Da steht nun also dieser Essayist, der arme Tor, und ist noch hilfloser als zuvor. Ich war bei naiv, und ich glaubte tatsächlich, dass wenn man die Menschen über die Mechanik ihrer ethischen Urteile aufklärte, sie ebendiese überprüfen und verbessern würden.
Ach, ich vermisse meine eigene kindliche Naivität von damals! Anders als bei den ethischen Urteilen, bezüglich derer der Mensch wissen kann, was gut ist und was böse – und vor allem: warum –, bricht ein neues Zeitalter an, in welchem der Mensch eben nicht mehr wissen kann, was echt ist und was fake.
Das Zeitalter des großen Fakes bricht nicht an, es ist längst da, wir sind längst drin. Wir atmen tief durch und stellen uns eine Welt in fünf oder zehn Jahren vor, in welcher nicht einmal Computer noch unterscheiden können, welches Bild und welcher Text »echt« ist und welcher »fake«. Ja, schon heute experimentiert etwa Facebook mit »Fake-Menschen«, mit denen wir, die »echten« Menschen, interagieren sollen.
Ich weiß nicht, was die Begriffe »echt« und »fake« überhaupt noch bedeuten werden. Es fühlt sich an, als würden wir in ein Labyrinth hinabsteigen.
Ein Labyrinth zeichnet sich bekanntlich dadurch aus, dass die meisten Verzweigungen und Wege schnell in Sackgassen münden, also fake sind.
Eine Intuition, eine innere Ariadne quasi, will mich schon heute einen roten Faden festmachen lassen in der Hoffnung, dass ich in einigen Jahren wieder »herausfinde« – doch woraus und worin soll dieser Faden bestehen?
Kulinarischer Nachtrag
Laut schwäbisch-katholischer Tradition kann der liebe Herrgott ein tatsächlich vegetarisches Nudelgericht nicht von Fleisch in Nudeltaschen unterscheiden, weshalb die Mönche auch zur Fastenzeit sich an den Herrgottsbescheißerle laben konnten.
Nun, offenbar sind wir also auch darin »wie Gott«, Original und Fake nicht immer auseinanderhalten zu können.
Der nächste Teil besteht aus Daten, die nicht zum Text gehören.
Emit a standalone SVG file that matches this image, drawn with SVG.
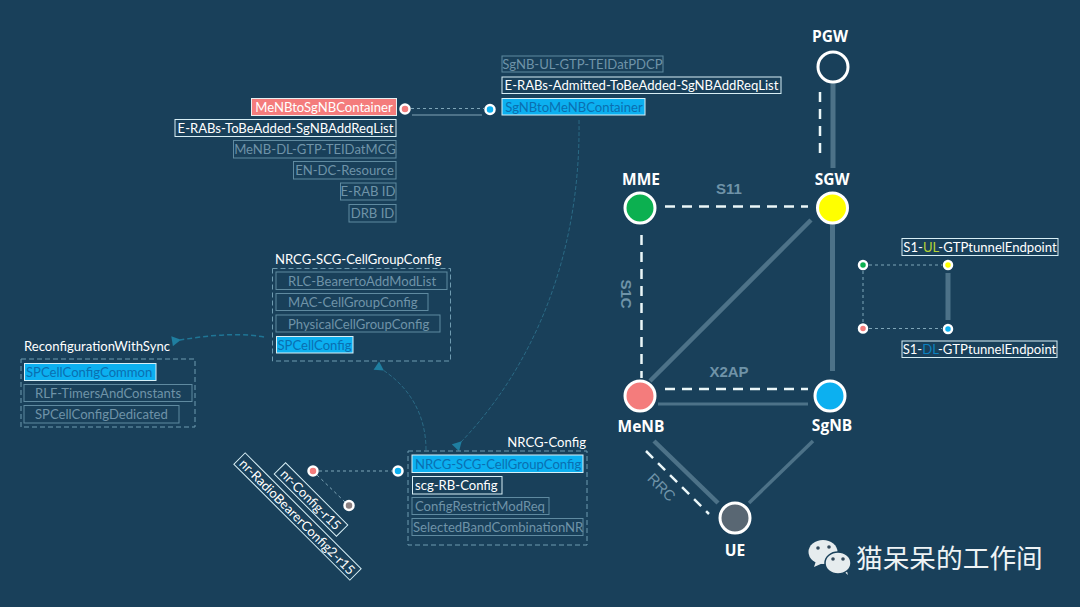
<svg xmlns="http://www.w3.org/2000/svg" width="1080" height="607" viewBox="0 0 1080 607">
<style>
text{font-family:"Lato","Open Sans","Liberation Sans",sans-serif;font-size:13.100px}
.n{font-family:"Open Sans","Liberation Sans",sans-serif;font-weight:700;font-size:15.500px;fill:#fff;text-anchor:middle}
.l{font-family:"Liberation Sans",sans-serif;font-weight:700;font-size:15px;fill:#6f93a8;text-anchor:middle}
.b{fill:none;stroke:#5f8aa0;stroke-width:1}
.t{fill:#6f93a8}
.w{fill:none;stroke:#d7eef5;stroke-width:1}
.tw{fill:#fff}
.c{fill:#0cb0f0;stroke:#d7f0f8;stroke-width:1}
.tc{fill:#0a6fb0}
.d{fill:none;stroke:#6f9bb0;stroke-width:1;stroke-dasharray:5 3}
.sl{stroke:#4d7288;fill:none;stroke-linecap:butt}
.ds{stroke:#eaf6f8;stroke-width:2.500;stroke-dasharray:10 7;fill:none}
.th{stroke:#7fa6b8;stroke-width:1;stroke-dasharray:3 3;fill:none}
.cv{stroke:#2a6a85;stroke-width:1;stroke-dasharray:4 2;fill:none}
.cd{stroke:#1f7595;stroke-width:1.500;stroke-dasharray:5 3;fill:none}
.node{stroke:#fff;stroke-width:3}
.dot{stroke:#fff;stroke-width:2.500}
</style>
<defs>
<marker id="a" markerWidth="10" markerHeight="10" refX="1" refY="5" orient="auto" markerUnits="userSpaceOnUse"><path d="M9 0L0 5L9 10Z" fill="#1f7ea0"/></marker>
</defs>
<rect width="1080" height="607" fill="#19405a"/>
<g id="connectors">
<path class="sl" stroke-width="5" d="M833 82V168"/>
<path class="ds" d="M820 92V160"/>
<path class="ds" d="M665 206.500H808"/>
<path class="ds" d="M641.500 235V378"/>
<path class="ds" d="M665 389H808"/>
<path class="sl" stroke-width="3" d="M658 404H808"/>
<path class="sl" stroke-width="4.500" d="M811 220L650 381"/>
<path class="sl" stroke-width="5" d="M832.500 224V371"/>
<path class="sl" stroke-width="4.500" d="M654 441L718 503"/>
<path class="ds" d="M646 451L709 514"/>
<path class="sl" stroke-width="3.500" d="M749 503L813 441"/>
<path class="th" d="M411 108.500H484"/>
<path class="sl" stroke-width="2" d="M412 115H482"/>
<path class="th" d="M319 471H392"/>
<path class="th" d="M317 475L345 502"/>
<path class="th" d="M869 265H942M863 271V322M869 328.500H942"/>
<path class="sl" stroke-width="5" d="M948 273V320"/>
<path class="cv" d="M579 120C581 260 530 370 461 442" marker-end="url(#a)"/>
<path class="cd" d="M264 337C235 332 205 336 180 340" marker-end="url(#a)"/>
<path class="cv" d="M426 450C426 415 410 388 383 370" marker-end="url(#a)"/>
</g>
<g id="node-pgw"><circle class="node" cx="833" cy="67" r="15" fill="#19405a"/><text class="n" x="830" y="42">PGW</text></g>
<g id="node-sgw"><circle class="node" cx="832.500" cy="208" r="15" fill="#ffff00"/><text class="n" x="832" y="185">SGW</text></g>
<g id="node-mme"><circle class="node" cx="640" cy="208" r="15" fill="#0cb050"/><text class="n" x="641" y="185">MME</text></g>
<g id="node-menb"><circle class="node" cx="640" cy="396" r="15" fill="#f47c7c"/><text class="n" x="641" y="432">MeNB</text></g>
<g id="node-sgnb"><circle class="node" cx="830" cy="396" r="15" fill="#0cb0f0"/><text class="n" x="832" y="431">SgNB</text></g>
<g id="node-ue"><circle class="node" cx="735" cy="518" r="15" fill="#596773"/><text class="n" x="735" y="556">UE</text></g>
<g id="edge-labels">
<text class="l" x="729" y="194">S11</text>
<text class="l" x="729" y="377">X2AP</text>
<text class="l" transform="translate(621 294) rotate(90)">S1C</text>
<text class="l" style="font-weight:400" transform="translate(658 491) rotate(45)">RRC</text>
</g>
<g id="menb-list">
<rect x="251.500" y="98.500" width="145" height="17" fill="#f47c7c" stroke="#e8f0f0"/><text x="324" y="111.500" fill="#fff" text-anchor="middle">MeNBtoSgNBContainer</text>
<rect class="w" x="175" y="119.500" width="221" height="17"/><text class="tw" x="285.500" y="132.500" text-anchor="middle">E-RABs-ToBeAdded-SgNBAddReqList</text>
<rect class="b" x="233.500" y="140.500" width="162.500" height="17.500"/><text class="t" x="315" y="153.500" text-anchor="middle">MeNB-DL-GTP-TEIDatMCG</text>
<rect class="b" x="293.500" y="161.500" width="102.500" height="17.500"/><text class="t" x="344.500" y="175" text-anchor="middle">EN-DC-Resource</text>
<rect class="b" x="340.500" y="183" width="55.500" height="17"/><text class="t" x="368" y="196" text-anchor="middle">E-RAB ID</text>
<rect class="b" x="349" y="204.500" width="47" height="17.500"/><text class="t" x="372.500" y="218" text-anchor="middle">DRB ID</text>
</g>
<g id="sgnb-list">
<rect class="b" x="502" y="56" width="161" height="16"/><text class="t" x="582.500" y="69" text-anchor="middle">SgNB-UL-GTP-TEIDatPDCP</text>
<rect class="w" x="502" y="77" width="279" height="16.500"/><text class="tw" x="641.500" y="90" text-anchor="middle">E-RABs-Admitted-ToBeAdded-SgNBAddReqList</text>
<rect class="c" x="502" y="98.500" width="143" height="16.500"/><text class="tc" x="574" y="111.500" text-anchor="middle">SgNBtoMeNBContainer</text>
</g>
<g id="dot-menb"><circle class="dot" cx="405" cy="109" r="4.500" fill="#f47c7c"/></g>
<g id="dot-sgnb"><circle class="dot" cx="490" cy="109.500" r="4.500" fill="#0cb0f0"/></g>
<g id="nrcg-scg">
<text fill="#fff" x="275" y="264">NRCG-SCG-CellGroupConfig</text>
<rect class="d" x="272.500" y="268.500" width="178" height="92.500"/>
<rect class="b" x="276" y="272" width="171" height="17.500"/><text class="t" x="288" y="285.500">RLC-BearertoAddModList</text>
<rect class="b" x="276" y="293.500" width="152" height="17"/><text class="t" x="288" y="307">MAC-CellGroupConfig</text>
<rect class="b" x="276" y="315" width="164" height="17"/><text class="t" x="288" y="328.500">PhysicalCellGroupConfig</text>
<rect class="c" x="276.500" y="336.500" width="76.500" height="16.500"/><text class="tc" x="277.500" y="349.500">SPCellConfig</text>
</g>
<g id="reconf">
<text fill="#fff" x="24" y="351">ReconfigurationWithSync</text>
<rect class="d" x="21" y="359" width="174" height="68"/>
<rect class="c" x="24.500" y="363.500" width="131.500" height="17"/><text class="tc" x="26" y="376.500">SPCellConfigCommon</text>
<rect class="b" x="24" y="384.500" width="168" height="17"/><text class="t" x="35" y="398">RLF-TimersAndConstants</text>
<rect class="b" x="24" y="405.500" width="155" height="17.500"/><text class="t" x="35" y="419">SPCellConfigDedicated</text>
</g>
<g id="nrcg-config">
<text fill="#fff" x="586" y="447" text-anchor="end">NRCG-Config</text>
<rect class="d" x="408" y="451" width="179" height="94"/>
<rect class="c" x="412" y="455" width="171" height="17.500"/><text class="tc" x="415" y="468.500">NRCG-SCG-CellGroupConfig</text>
<rect class="w" x="412.500" y="476.500" width="89.500" height="17.500"/><text class="tw" x="415" y="489.500">scg-RB-Config</text>
<rect class="b" x="412" y="497.500" width="137" height="17"/><text class="t" x="415" y="511">ConfigRestrictModReq</text>
<rect class="b" x="412" y="518.500" width="171" height="17"/><text class="t" x="413" y="532">SelectedBandCombinationNR</text>
</g>
<g id="dots-r15">
<circle class="dot" cx="313" cy="471" r="4.500" fill="#f47c7c"/>
<circle class="dot" cx="398" cy="471" r="4.500" fill="#0cb0f0"/>
<circle class="dot" cx="349" cy="505.500" r="4.500" fill="#8a7f80"/>
</g>
<g id="nr-config" transform="translate(311 499.500) rotate(45)"><rect class="w" x="-44" y="-8" width="88" height="16"/><text class="tw" x="0" y="5" text-anchor="middle">nr-Config-r15</text></g>
<g id="nr-radio" transform="translate(297.500 516.500) rotate(45)"><rect class="w" x="-82" y="-8" width="164" height="16"/><text class="tw" x="0" y="5" text-anchor="middle">nr-RadioBearerConfig2-r15</text></g>
<g id="tunnel">
<circle class="dot" cx="863" cy="265" r="4" fill="#0cb050"/>
<circle class="dot" cx="948" cy="265" r="4" fill="#ffff00"/>
<circle class="dot" cx="863" cy="328.500" r="4" fill="#f47c7c"/>
<circle class="dot" cx="948" cy="329" r="4" fill="#0cb0f0"/>
<rect class="w" x="902" y="238.500" width="156" height="17"/><text x="980" y="252" fill="#fff" text-anchor="middle">S1-<tspan fill="#b5d334">UL</tspan>-GTPtunnelEndpoint</text>
<rect class="w" x="902" y="341" width="155" height="16.500"/><text x="979.500" y="354" fill="#fff" text-anchor="middle">S1-<tspan fill="#0a80c0">DL</tspan>-GTPtunnelEndpoint</text>
</g>
<g id="watermark">
<path d="M816 561L814 567L823 563Z" fill="#e6ecee"/>
<ellipse cx="823" cy="552" rx="14.500" ry="12" fill="#e6ecee"/>
<circle cx="818" cy="548" r="1.800" fill="#33495a"/><circle cx="829" cy="547" r="1.800" fill="#33495a"/>
<path d="M842 570L848 575L846 568Z" fill="#e6ecee"/>
<ellipse cx="838" cy="563" rx="13" ry="11" fill="#e6ecee" stroke="#19405a" stroke-width="1.500"/>
<circle cx="833" cy="559" r="1.800" fill="#33495a"/><circle cx="843" cy="559" r="1.800" fill="#33495a"/>
<text x="856" y="568" fill="#eef3f5" style="font-family:'Noto Sans CJK SC',sans-serif;font-size:26.700px">猫呆呆的工作间</text>
</g>
</svg>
Was den Zisterziensern das Schweinefleisch mit Kräutern im Nudelteig war, ist uns Menschen manches KI-generierte Bild, manche Desinformation vom Staatsfunk, manche Fake-News von Propaganda-NGOs.
Die schwäbischen Maultaschen kennen wir als Herrgottbescheißerle, das Maulheldentum der Berliner »Schwaben« mit all ihren Lügen und Weglassungen und sonstigem Schlangenhaften, all diese Fakes sollten wir Menschenbescheißerle nennen.